### DATA EXCERPT

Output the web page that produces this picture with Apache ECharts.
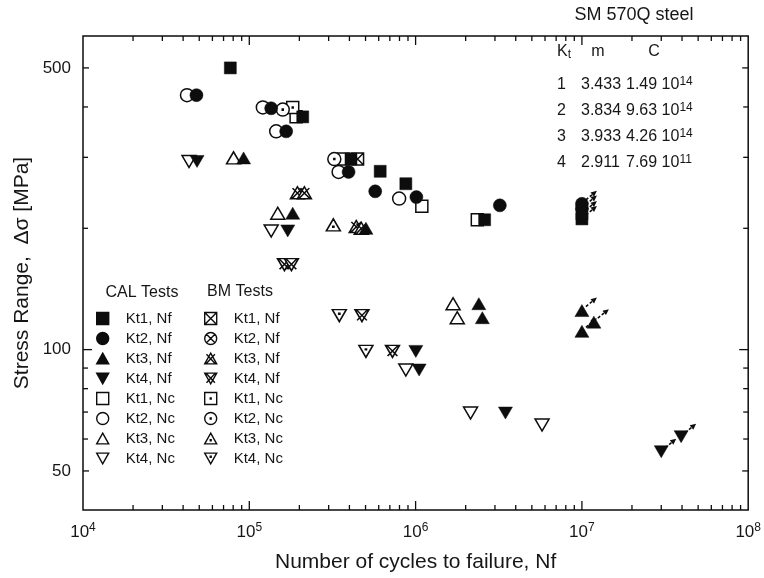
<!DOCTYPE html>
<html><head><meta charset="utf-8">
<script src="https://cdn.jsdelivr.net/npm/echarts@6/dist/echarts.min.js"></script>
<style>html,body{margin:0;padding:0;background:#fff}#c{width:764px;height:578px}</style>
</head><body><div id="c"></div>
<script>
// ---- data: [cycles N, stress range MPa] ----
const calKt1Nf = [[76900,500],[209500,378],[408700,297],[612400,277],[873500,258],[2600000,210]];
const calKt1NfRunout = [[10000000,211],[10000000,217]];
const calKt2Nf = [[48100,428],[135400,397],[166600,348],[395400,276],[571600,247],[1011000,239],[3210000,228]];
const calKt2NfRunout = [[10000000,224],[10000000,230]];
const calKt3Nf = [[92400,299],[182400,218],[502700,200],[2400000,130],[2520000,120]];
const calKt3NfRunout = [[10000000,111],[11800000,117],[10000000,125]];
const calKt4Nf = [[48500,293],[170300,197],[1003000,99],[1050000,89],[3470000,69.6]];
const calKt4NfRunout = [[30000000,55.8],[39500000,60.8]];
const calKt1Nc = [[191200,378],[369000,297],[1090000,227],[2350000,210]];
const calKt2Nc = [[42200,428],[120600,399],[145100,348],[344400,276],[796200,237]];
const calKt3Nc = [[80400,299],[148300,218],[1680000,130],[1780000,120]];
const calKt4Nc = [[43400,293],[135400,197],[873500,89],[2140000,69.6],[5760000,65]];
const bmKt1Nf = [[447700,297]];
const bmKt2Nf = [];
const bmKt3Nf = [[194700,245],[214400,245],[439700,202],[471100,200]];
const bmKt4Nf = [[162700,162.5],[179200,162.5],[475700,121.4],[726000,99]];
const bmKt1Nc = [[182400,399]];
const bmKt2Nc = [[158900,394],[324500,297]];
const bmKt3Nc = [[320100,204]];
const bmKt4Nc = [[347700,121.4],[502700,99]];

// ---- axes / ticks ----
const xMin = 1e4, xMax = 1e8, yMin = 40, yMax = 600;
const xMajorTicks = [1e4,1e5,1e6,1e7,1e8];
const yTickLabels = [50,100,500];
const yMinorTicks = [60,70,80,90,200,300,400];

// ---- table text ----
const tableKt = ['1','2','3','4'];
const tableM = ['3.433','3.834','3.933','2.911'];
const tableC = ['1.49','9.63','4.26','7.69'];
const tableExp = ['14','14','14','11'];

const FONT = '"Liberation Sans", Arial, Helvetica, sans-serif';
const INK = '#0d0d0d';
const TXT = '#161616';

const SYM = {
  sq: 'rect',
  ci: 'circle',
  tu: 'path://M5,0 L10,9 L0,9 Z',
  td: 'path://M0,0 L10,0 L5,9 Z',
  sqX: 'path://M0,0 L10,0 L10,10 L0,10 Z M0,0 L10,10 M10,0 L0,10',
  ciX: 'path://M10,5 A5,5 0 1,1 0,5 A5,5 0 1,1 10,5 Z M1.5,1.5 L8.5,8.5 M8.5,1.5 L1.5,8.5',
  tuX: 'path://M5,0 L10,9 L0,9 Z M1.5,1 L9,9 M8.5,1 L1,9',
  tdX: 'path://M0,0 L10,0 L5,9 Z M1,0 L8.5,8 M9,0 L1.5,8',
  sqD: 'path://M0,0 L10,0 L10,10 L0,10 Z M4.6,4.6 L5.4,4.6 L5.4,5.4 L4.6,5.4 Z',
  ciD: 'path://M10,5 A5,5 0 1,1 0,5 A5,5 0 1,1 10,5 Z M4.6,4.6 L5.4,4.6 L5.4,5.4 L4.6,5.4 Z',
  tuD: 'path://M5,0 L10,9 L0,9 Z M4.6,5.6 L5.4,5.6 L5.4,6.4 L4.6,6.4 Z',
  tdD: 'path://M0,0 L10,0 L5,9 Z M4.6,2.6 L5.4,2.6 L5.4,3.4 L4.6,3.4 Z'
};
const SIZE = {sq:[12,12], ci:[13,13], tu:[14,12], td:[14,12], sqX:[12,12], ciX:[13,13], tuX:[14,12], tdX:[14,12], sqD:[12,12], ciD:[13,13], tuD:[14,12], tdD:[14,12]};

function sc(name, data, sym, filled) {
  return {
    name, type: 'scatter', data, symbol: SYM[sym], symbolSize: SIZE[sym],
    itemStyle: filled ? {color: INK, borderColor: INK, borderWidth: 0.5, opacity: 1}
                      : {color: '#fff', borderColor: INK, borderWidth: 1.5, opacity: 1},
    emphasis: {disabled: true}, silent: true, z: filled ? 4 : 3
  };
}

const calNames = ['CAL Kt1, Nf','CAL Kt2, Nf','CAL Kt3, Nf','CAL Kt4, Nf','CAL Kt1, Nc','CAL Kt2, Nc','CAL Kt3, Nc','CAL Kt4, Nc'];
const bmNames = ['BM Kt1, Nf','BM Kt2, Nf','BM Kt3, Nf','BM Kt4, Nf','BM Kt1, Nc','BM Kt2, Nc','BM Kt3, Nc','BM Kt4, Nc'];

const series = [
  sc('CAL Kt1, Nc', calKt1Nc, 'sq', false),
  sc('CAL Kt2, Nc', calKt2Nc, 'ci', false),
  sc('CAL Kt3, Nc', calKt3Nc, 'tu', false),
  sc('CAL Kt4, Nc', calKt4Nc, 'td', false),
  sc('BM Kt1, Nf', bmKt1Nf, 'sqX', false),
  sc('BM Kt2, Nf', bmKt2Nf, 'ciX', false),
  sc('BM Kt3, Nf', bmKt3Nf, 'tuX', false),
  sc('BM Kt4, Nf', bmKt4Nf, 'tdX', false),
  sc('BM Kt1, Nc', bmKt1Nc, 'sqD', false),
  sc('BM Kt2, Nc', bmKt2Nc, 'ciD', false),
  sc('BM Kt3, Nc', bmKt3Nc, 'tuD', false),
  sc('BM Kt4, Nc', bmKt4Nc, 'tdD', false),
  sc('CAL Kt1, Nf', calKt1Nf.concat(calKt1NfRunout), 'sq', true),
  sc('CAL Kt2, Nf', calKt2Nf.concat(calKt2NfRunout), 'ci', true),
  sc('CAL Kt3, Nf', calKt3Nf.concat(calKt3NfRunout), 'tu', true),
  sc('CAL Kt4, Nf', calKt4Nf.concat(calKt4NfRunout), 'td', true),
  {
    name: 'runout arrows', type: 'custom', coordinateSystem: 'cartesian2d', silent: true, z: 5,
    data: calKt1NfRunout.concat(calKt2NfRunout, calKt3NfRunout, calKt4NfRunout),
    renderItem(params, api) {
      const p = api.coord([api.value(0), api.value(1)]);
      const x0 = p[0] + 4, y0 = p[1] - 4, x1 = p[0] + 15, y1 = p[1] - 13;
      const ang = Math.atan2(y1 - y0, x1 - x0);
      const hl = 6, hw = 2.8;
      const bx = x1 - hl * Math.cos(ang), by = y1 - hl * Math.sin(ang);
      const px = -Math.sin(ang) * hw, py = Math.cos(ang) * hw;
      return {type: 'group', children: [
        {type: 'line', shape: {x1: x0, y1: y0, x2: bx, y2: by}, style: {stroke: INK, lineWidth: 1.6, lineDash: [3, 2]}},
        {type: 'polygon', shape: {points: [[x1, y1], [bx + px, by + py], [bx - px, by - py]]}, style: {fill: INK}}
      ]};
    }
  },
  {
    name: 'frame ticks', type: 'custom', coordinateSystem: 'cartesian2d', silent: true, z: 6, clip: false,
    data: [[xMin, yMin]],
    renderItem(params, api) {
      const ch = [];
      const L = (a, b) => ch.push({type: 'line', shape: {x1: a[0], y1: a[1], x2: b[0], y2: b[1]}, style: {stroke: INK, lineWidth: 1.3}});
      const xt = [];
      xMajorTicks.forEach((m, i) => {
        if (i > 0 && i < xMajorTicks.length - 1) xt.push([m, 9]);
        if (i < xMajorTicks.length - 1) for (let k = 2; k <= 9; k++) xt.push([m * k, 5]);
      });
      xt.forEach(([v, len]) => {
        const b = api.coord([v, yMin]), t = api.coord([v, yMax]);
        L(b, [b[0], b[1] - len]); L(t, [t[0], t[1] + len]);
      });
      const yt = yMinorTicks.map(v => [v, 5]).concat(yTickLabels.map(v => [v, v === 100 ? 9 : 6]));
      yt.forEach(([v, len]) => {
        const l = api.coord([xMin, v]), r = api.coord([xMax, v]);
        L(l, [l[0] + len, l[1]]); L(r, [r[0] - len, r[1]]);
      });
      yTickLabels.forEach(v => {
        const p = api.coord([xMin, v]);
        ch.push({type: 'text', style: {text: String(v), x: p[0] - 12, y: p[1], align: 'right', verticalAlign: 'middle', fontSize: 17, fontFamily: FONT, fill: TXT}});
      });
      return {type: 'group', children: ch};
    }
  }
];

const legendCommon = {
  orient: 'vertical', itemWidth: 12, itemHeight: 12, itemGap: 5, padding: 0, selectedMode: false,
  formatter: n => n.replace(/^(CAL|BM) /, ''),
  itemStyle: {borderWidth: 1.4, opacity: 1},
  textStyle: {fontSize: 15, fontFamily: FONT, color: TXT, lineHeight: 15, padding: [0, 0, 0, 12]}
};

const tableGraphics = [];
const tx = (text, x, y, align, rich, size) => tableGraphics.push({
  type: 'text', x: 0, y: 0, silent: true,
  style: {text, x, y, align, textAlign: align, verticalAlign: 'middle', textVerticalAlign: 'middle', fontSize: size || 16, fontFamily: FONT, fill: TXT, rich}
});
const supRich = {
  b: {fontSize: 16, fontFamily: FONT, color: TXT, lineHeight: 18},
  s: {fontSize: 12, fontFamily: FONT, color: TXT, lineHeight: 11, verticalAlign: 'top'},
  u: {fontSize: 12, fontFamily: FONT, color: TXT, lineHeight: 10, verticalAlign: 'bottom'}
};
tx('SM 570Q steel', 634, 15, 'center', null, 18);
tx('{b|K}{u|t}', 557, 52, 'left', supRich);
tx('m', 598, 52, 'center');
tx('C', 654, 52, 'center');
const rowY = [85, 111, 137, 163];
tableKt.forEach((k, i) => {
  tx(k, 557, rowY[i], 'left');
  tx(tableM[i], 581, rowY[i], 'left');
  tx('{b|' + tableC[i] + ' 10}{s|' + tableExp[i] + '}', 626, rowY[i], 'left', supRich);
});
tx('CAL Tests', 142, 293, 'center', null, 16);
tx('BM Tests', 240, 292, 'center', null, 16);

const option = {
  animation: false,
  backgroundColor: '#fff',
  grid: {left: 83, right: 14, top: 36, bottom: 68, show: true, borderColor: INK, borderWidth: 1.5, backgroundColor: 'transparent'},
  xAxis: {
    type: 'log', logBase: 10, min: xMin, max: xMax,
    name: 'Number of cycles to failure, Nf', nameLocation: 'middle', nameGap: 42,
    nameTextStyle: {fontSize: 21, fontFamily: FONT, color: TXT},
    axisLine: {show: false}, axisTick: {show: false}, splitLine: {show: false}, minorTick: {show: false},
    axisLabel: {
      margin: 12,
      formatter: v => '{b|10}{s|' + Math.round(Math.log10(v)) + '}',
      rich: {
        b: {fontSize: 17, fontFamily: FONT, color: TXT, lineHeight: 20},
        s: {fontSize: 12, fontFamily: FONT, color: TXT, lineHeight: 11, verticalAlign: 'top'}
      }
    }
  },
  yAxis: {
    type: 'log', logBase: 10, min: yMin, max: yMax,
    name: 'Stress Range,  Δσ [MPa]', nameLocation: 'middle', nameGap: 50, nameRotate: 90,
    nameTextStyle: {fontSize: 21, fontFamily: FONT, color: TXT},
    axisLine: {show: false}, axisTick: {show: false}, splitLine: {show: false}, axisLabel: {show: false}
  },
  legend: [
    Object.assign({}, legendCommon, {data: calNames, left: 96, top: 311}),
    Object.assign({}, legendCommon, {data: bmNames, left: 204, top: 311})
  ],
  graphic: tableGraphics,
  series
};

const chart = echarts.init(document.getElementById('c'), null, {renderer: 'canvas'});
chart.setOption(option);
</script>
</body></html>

### SET TASK
Your task is to return the lines above, from the first one up to and including the line containing "const bmKt4Nc = [[347700,121.4],[502700,99]];", minus any pictures.

### SOLUTION FOR THIS PROBLEM
Output the web page that produces this picture with Apache ECharts.
<!DOCTYPE html>
<html><head><meta charset="utf-8">
<script src="https://cdn.jsdelivr.net/npm/echarts@6/dist/echarts.min.js"></script>
<style>html,body{margin:0;padding:0;background:#fff}#c{width:764px;height:578px}</style>
</head><body><div id="c"></div>
<script>
// ---- data: [cycles N, stress range MPa] ----
const calKt1Nf = [[76900,500],[209500,378],[408700,297],[612400,277],[873500,258],[2600000,210]];
const calKt1NfRunout = [[10000000,211],[10000000,217]];
const calKt2Nf = [[48100,428],[135400,397],[166600,348],[395400,276],[571600,247],[1011000,239],[3210000,228]];
const calKt2NfRunout = [[10000000,224],[10000000,230]];
const calKt3Nf = [[92400,299],[182400,218],[502700,200],[2400000,130],[2520000,120]];
const calKt3NfRunout = [[10000000,111],[11800000,117],[10000000,125]];
const calKt4Nf = [[48500,293],[170300,197],[1003000,99],[1050000,89],[3470000,69.6]];
const calKt4NfRunout = [[30000000,55.8],[39500000,60.8]];
const calKt1Nc = [[191200,378],[369000,297],[1090000,227],[2350000,210]];
const calKt2Nc = [[42200,428],[120600,399],[145100,348],[344400,276],[796200,237]];
const calKt3Nc = [[80400,299],[148300,218],[1680000,130],[1780000,120]];
const calKt4Nc = [[43400,293],[135400,197],[873500,89],[2140000,69.6],[5760000,65]];
const bmKt1Nf = [[447700,297]];
const bmKt2Nf = [];
const bmKt3Nf = [[194700,245],[214400,245],[439700,202],[471100,200]];
const bmKt4Nf = [[162700,162.5],[179200,162.5],[475700,121.4],[726000,99]];
const bmKt1Nc = [[182400,399]];
const bmKt2Nc = [[158900,394],[324500,297]];
const bmKt3Nc = [[320100,204]];
const bmKt4Nc = [[347700,121.4],[502700,99]];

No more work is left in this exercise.